I have watched in recent days as a parade of conservatives have used specific and real governmental missteps to justify their wide-ranging paranoia and irrational hostilities. “Aha!”You have to take their glee in sorrow with a grain of salt. For them this is more about their scandal lust than what’s scandalous. These people have been searching for a scandal — Kenyan birth certificates and a Michelle Obama “whitey” tape — for years. The fact that they now have something solid and not made of sand is going to make sad souls happy. That’s to be expected.
What’s not to be expected — but has become depressingly predictable — is to watch liberals rending their garments and gnashing their teeth in woe-is-us doom chanting. The overreaction is exhausting and embarrassing.
Let’s say what this confluence of missteps is and what it is not — at least as the evidence now suggests.
First, the three issues — Benghazi, the targeting of conservative groups by the I.R.S. and the Department of Justice’s monitoring of Associated Press journalists — appear to be completely unrelated, try as politicians and pundits may to connect them. Second, the president does not appear to have had any direct involvement in any of the episodes. Third, their weight and resonances differ greatly, although all could be diminished by their emerging concurrently.
At this point, this is about flaws of procedures — some possibly illegal, all very disturbing — and problems of perception. But they are neither fatal nor unfixable.
Now, let’s separate the well-worn Benghazi witch hunt from the other two. From all appearances that is just a callous use of a tragic event to take a political slap at President Obama and a stab at the likely Democratic presidential heavyweight Hillary Clinton. It is being conducted by hyperpartisan politicians and aggravated by Fox News, both with a stake in justifying their unjustifiable contempt for this Democratic administration, and foiling the next one.
But Americans appear to be tiring of all that chasing of smoke and little finding of fire.
According to a Pew Research Center poll issued this week, the percentage of Americans closely following the Benghazi news has continued to fall. Less than half of the respondents believe that the Obama administration has been dishonest, while almost as many say that the Republicans have gone too far in the hearings. At least one in five don’t know either way.

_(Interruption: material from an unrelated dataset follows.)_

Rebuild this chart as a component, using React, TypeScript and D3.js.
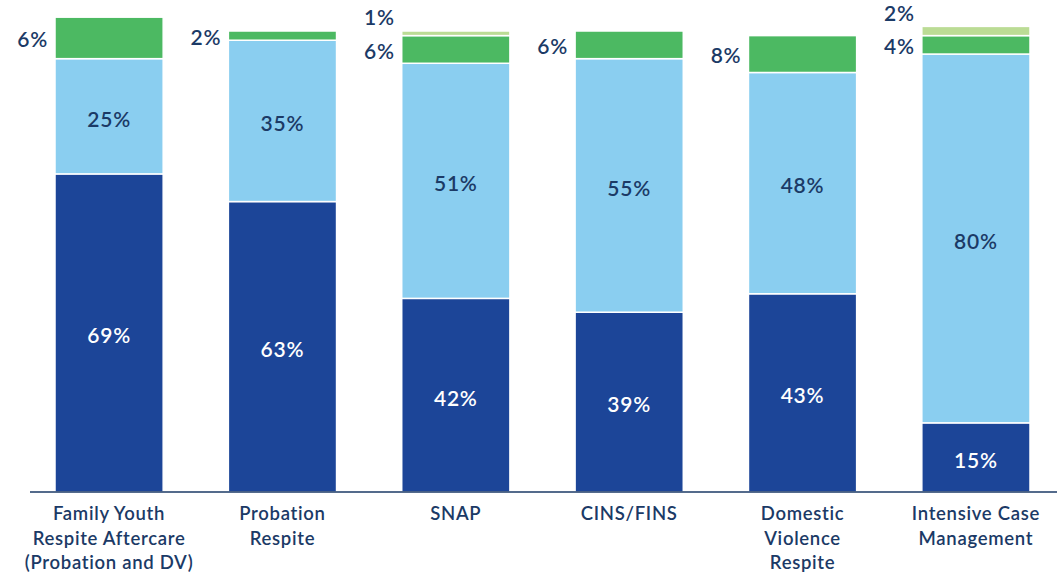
import { useEffect, useRef } from "react";
import * as d3 from "d3";

// category names, split into the lines shown under the axis
const categories = [
  "Family Youth Respite Aftercare (Probation and DV)",
  "Probation Respite",
  "SNAP",
  "CINS/FINS",
  "Domestic Violence Respite",
  "Intensive Case Management",
];
const categoryLines = [
  ["Family Youth", "Respite Aftercare", "(Probation and DV)"],
  ["Probation", "Respite"],
  ["SNAP"],
  ["CINS/FINS"],
  ["Domestic", "Violence", "Respite"],
  ["Intensive Case", "Management"],
];

// series values (percent of bar)
const darkValues = [69, 63, 42, 39, 43, 15];
const lightValues = [25, 35, 51, 55, 48, 80];
const greenValues = [9, 2, 6, 6, 8, 4]; // first bar is drawn taller than its 6% label
const paleValues = [0, 0, 1, 0, 0, 2];

// printed labels
const darkLabels = ["69%", "63%", "42%", "39%", "43%", "15%"];
const lightLabels = ["25%", "35%", "51%", "55%", "48%", "80%"];
const greenLabels = ["6%", "2%", "6%", "6%", "8%", "4%"];
const paleLabels = ["", "", "1%", "", "", "2%"];

const W = 1057;
const H = 573;
const FONT = "Lato, 'Open Sans', sans-serif";
const NAVY = "#1B3A66";

export default function App() {
  const ref = useRef<SVGSVGElement>(null);

  useEffect(() => {
    if (!ref.current) return;
    const svg = d3.select(ref.current);
    svg.selectAll("*").remove();

    const series = [
      { key: "dark", values: darkValues, labels: darkLabels, color: "#1C4598" },
      { key: "light", values: lightValues, labels: lightLabels, color: "#8ACEF0" },
      { key: "green", values: greenValues, labels: greenLabels, color: "#4CB962" },
      { key: "pale", values: paleValues, labels: paleLabels, color: "#BBDC95" },
    ];

    const x = d3.scaleBand<string>()
      .domain(categories)
      .range([55, 1030])
      .paddingInner(0.376)
      .paddingOuter(0);

    const y = d3.scaleLinear().domain([0, 100]).range([492, 31]);

    // build stacked segments
    const segs: any[] = [];
    categories.forEach((cat, i) => {
      let base = 0;
      series.forEach((s) => {
        const v = s.values[i];
        if (v > 0) {
          segs.push({ cat, key: s.key, y0: base, y1: base + v, color: s.color, label: s.labels[i] });
        }
        base += v;
      });
    });

    const g = svg.append("g");

    g.selectAll("rect.seg")
      .data(segs)
      .enter()
      .append("rect")
      .attr("class", "seg")
      .attr("x", (d) => x(d.cat)!)
      .attr("y", (d) => y(d.y1))
      .attr("width", x.bandwidth())
      .attr("height", (d) => y(d.y0) - y(d.y1))
      .attr("fill", (d) => d.color)
      .attr("stroke", "#ffffff")
      .attr("stroke-width", 1.5);

    // labels inside the big segments
    g.selectAll("text.inner")
      .data(segs.filter((d) => d.key === "dark" || d.key === "light"))
      .enter()
      .append("text")
      .attr("class", "inner")
      .attr("x", (d) => x(d.cat)! + x.bandwidth() / 2)
      .attr("y", (d) => (y(d.y0) + y(d.y1)) / 2 + 3)
      .attr("dy", "0.35em")
      .attr("text-anchor", "middle")
      .style("font-family", FONT)
      .style("font-size", "21px")
      .style("font-weight", 600)
      .style("letter-spacing", "0.8px")
      .style("fill", (d) => (d.key === "dark" ? "#ffffff" : NAVY))
      .text((d) => d.label);

    // labels for the small segments, left of the bar
    g.selectAll("text.side")
      .data(segs.filter((d) => d.key === "green" || d.key === "pale"))
      .enter()
      .append("text")
      .attr("class", "side")
      .attr("x", (d) => x(d.cat)! - 7)
      .attr("y", (d) => (d.key === "green" ? (y(d.y0) + y(d.y1)) / 2 + 2 : y(d.y1) - 13))
      .attr("dy", "0.35em")
      .attr("text-anchor", "end")
      .style("font-family", FONT)
      .style("font-size", "21px")
      .style("font-weight", 600)
      .style("letter-spacing", "0.8px")
      .style("fill", NAVY)
      .text((d) => d.label);

    // baseline
    g.append("line")
      .attr("x1", 30)
      .attr("x2", W)
      .attr("y1", y(0))
      .attr("y2", y(0))
      .attr("stroke", NAVY)
      .attr("stroke-width", 1.5);

    // category labels
    const cl = g.selectAll("text.cat")
      .data(categories)
      .enter()
      .append("text")
      .attr("class", "cat")
      .attr("x", (d) => x(d)! + x.bandwidth() / 2)
      .attr("y", 520)
      .attr("text-anchor", "middle")
      .style("font-family", FONT)
      .style("font-size", "18.5px")
      .style("font-weight", 600)
      .style("letter-spacing", "0.7px")
      .style("fill", NAVY);

    cl.each(function (d, i) {
      const t = d3.select(this);
      categoryLines[i].forEach((line, j) => {
        t.append("tspan")
          .attr("x", x(d)! + x.bandwidth() / 2)
          .attr("dy", j === 0 ? 0 : 24.5)
          .text(line);
      });
    });
  }, []);

  return (
    <svg
      ref={ref}
      width={W}
      height={H}
      style={{ position: "absolute", left: 0, top: 0, background: "#ffffff" }}
    />
  );
}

According to the Pew Poll:“About half (56 percent) of Republicans and Republican-leaning independents say they regularly watch the Fox News channel, and this group is particularly frustrated over the Benghazi situation. Fully 79 percent of Republicans who regularly watch Fox News say the Obama administration has been dishonest, compared with 60 percent of Republicans who don’t watch Fox regularly. Nearly half (46 percent) of Republicans who regularly watch Fox News say they are following the story very closely — compared with 23 percent among other Republicans. Those who regularly watch Fox News are also far more critical of the news media: 59 percent say the hearings have not received sufficient coverage by the news media.”On the I.R.S. scandal, however, it certainly appears that the agency behaved stupidly. Not because they sought to scrutinize the mockery that is these 501(c)4 “social welfare” groups, but because they did so unevenly. But what will be left after all the hue and cry? As the Notre Dame law professor Lloyd Mayer told the Christian Science Monitor this week:“What has been missed in the outrage is the recognition that this problem arose from much deeper sources than the poor judgment or possible partisan bias of a handful of I.R.S. employees.”He continued:“Congress has given the I.R.S. the difficult task of applying an incredibly vague definition of political activity and an uncertain standard for how much political activity tax-exempt social welfare organizations may engage in.”That, in the end, is the real scandal.

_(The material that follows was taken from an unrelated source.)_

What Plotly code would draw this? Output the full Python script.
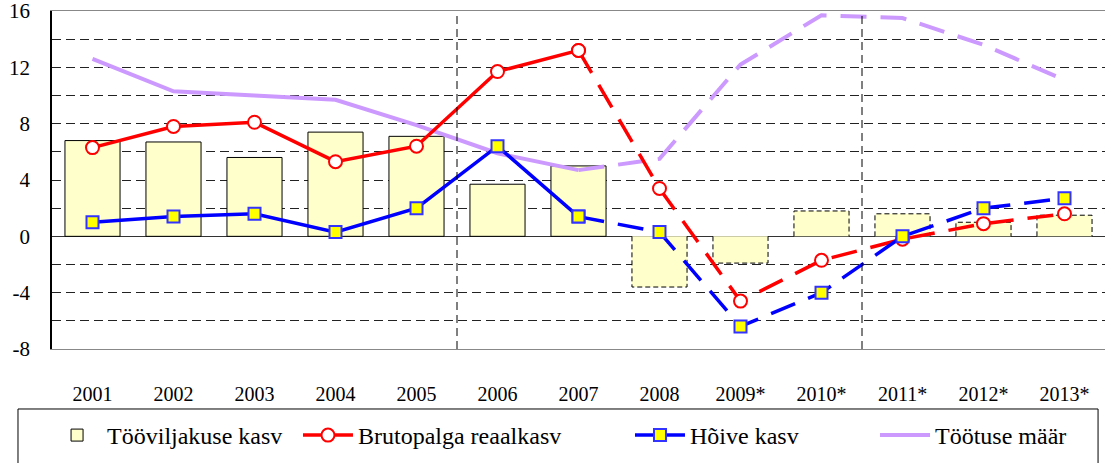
import plotly.graph_objects as go

years = ["2001", "2002", "2003", "2004", "2005", "2006", "2007",
         "2008", "2009*", "2010*", "2011*", "2012*", "2013*"]
tootlikkus = [6.8, 6.7, 5.6, 7.4, 7.1, 3.7, 5.0, -3.6, -1.9, 1.8, 1.6, 1.0, 1.5]
palk = [6.3, 7.8, 8.1, 5.3, 6.4, 11.7, 13.2, 3.4, -4.6, -1.7, -0.2, 0.9, 1.6]
hoive = [1.0, 1.4, 1.6, 0.3, 2.0, 6.4, 1.4, 0.3, -6.4, -4.0, 0.0, 2.0, 2.7]
tootus = [12.6, 10.3, 10.0, 9.7, 7.9, 5.9, 4.7, 5.5, 12.2, 15.7, 15.5, 13.6, 11.1]
y_ticks = [-8, -4, 0, 4, 8, 12, 16]
y_ticklabels = ["-8", "-4", "0", "4", "8", "12", "16"]

names = ["Tööviljakuse kasv", "Brutopalga reaalkasv", "Hõive kasv", "Töötuse määr"]
n_actual = 7  # 2001-2007 actual, afterwards forecast (dashed)
xs = list(range(len(years)))
half = 0.34
FONT = "Liberation Serif"

fig = go.Figure()

# bars
fig.add_trace(go.Bar(
    x=xs, y=tootlikkus, width=2 * half, name=names[0],
    marker=dict(color="#FFFFCC",
                line=dict(color="#000000",
                          width=[1] * n_actual + [0] * (len(xs) - n_actual))),
    legend="legend",
))
# dashed outlines for forecast bars
ox, oy = [], []
for i in range(n_actual, len(xs)):
    v = tootlikkus[i]
    ox += [i - half, i - half, i + half, i + half, None]
    oy += [0, v, v, 0, None]
fig.add_trace(go.Scatter(x=ox, y=oy, mode="lines", showlegend=False, hoverinfo="skip",
                         line=dict(color="#000000", width=1, dash="5px,3px")))

DASH = "26px,14px"

def add_series(vals, name, color, width, marker, legend):
    fig.add_trace(go.Scatter(
        x=xs[:n_actual], y=vals[:n_actual], name=name,
        mode="lines+markers" if marker else "lines",
        line=dict(color=color, width=width), marker=marker or None,
        legend=legend, legendgroup=name))
    fig.add_trace(go.Scatter(
        x=xs[n_actual - 1:], y=vals[n_actual - 1:], name=name,
        mode="lines+markers" if marker else "lines",
        line=dict(color=color, width=width, dash=DASH), marker=marker or None,
        legend=legend, showlegend=False, legendgroup=name))

add_series(tootus, names[3], "#CC99FF", 4, None, "legend4")
add_series(palk, names[1], "#FF0000", 3.5,
           dict(symbol="circle", size=13, color="#FFFFFF",
                line=dict(color="#FF0000", width=2)), "legend2")
add_series(hoive, names[2], "#0000FF", 3.5,
           dict(symbol="square", size=12, color="#FFFF00",
                line=dict(color="#3333FF", width=2)), "legend3")

# vertical separators
for xv in (4.5, 9.5):
    fig.add_shape(type="line", xref="x", yref="y", x0=xv, x1=xv, y0=-8, y1=16,
                  line=dict(color="#000000", width=1, dash="8px,5px"))

# legend frame
fig.add_shape(type="rect", xref="paper", yref="paper",
              x0=-0.0323, x1=0.9934, y0=-0.1775, y1=-0.40,
              line=dict(color="#000000", width=1), fillcolor="rgba(0,0,0,0)")

LEG_Y = -0.1893
def leg(x):
    return dict(orientation="h", x=x, y=LEG_Y, xanchor="left", yanchor="top",
                borderwidth=0, bgcolor="rgba(0,0,0,0)",
                font=dict(family=FONT, size=24), itemwidth=50)

fig.update_layout(
    width=1107, height=463,
    margin=dict(l=52, r=2, t=11, b=114, autoexpand=False),
    paper_bgcolor="white", plot_bgcolor="white",
    font=dict(family=FONT, size=20, color="#000000"),
    barmode="overlay",
    showlegend=True,
    legend=leg(-0.0047), legend2=leg(0.2336), legend3=leg(0.5489), legend4=leg(0.7816),
)
fig.update_xaxes(
    range=[-0.5, 12.5], tickvals=xs, ticktext=years,
    showgrid=False, zeroline=False, automargin=False,
    showline=True, linecolor="#888888", linewidth=1, mirror=True,
    ticks="outside", ticklen=27, tickcolor="rgba(0,0,0,0)",
    tickfont=dict(family=FONT, size=20),
)
fig.update_yaxes(
    range=[-8, 16], tickvals=y_ticks, ticktext=y_ticklabels, automargin=False,
    ticklabeloverflow="allow",
    showgrid=True, gridcolor="#222222", gridwidth=1, griddash="9px,5px",
    minor=dict(dtick=2, tick0=0, showgrid=True, gridcolor="#222222", gridwidth=1,
               griddash="9px,5px"),
    zeroline=True, zerolinecolor="#333333", zerolinewidth=1,
    showline=True, linecolor="#000000", linewidth=1.5,
    ticks="outside", ticklen=16, tickcolor="rgba(0,0,0,0)",
    tickfont=dict(family=FONT, size=21),
)

fig.write_html("out.html", config={"displayModeBar": False},
               post_script="document.body.style.margin='0';")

And now to the Associated Press scandal. The Justice Department was just wrong in the employ of its dragnet, and the administration — as represented by a spokesman, Jay Carney — was disingenuous in its insistence that the administration supports “unfettered” journalism. It just doesn’t. But we’ve always known that, at least we in the media have. The scandal here is that an atmosphere of intolerance for leaks — which Republicans ironically accused the Obama administration of encouraging — seems to have overtaken the Justice Department.
On Wednesday the White House took steps to mitigate the damage, releasing more than 100 pages of Benghazi talking point e-mails, seeking to revive a shield law for reporters who refused to disclose confidential sources, and having the president himself deliver a statement on the I.R.S. In it he announced the resignation of the acting commissioner of the agency, the implementation of new safeguards and a pledge to work with Congress in investigating the matter. As the president said, “The good news is that it’s fixable.” And, it is.
That’s it — the gist of all three as far as we know at this point. These are not administration-enders. People can be punished, or fired or even jailed, if Speaker John Boehner has his way, but at this early stage signs are not pointing to any of those people being in the White House.
Even if I had hair, I wouldn’t be setting it on fire, not yet anyway.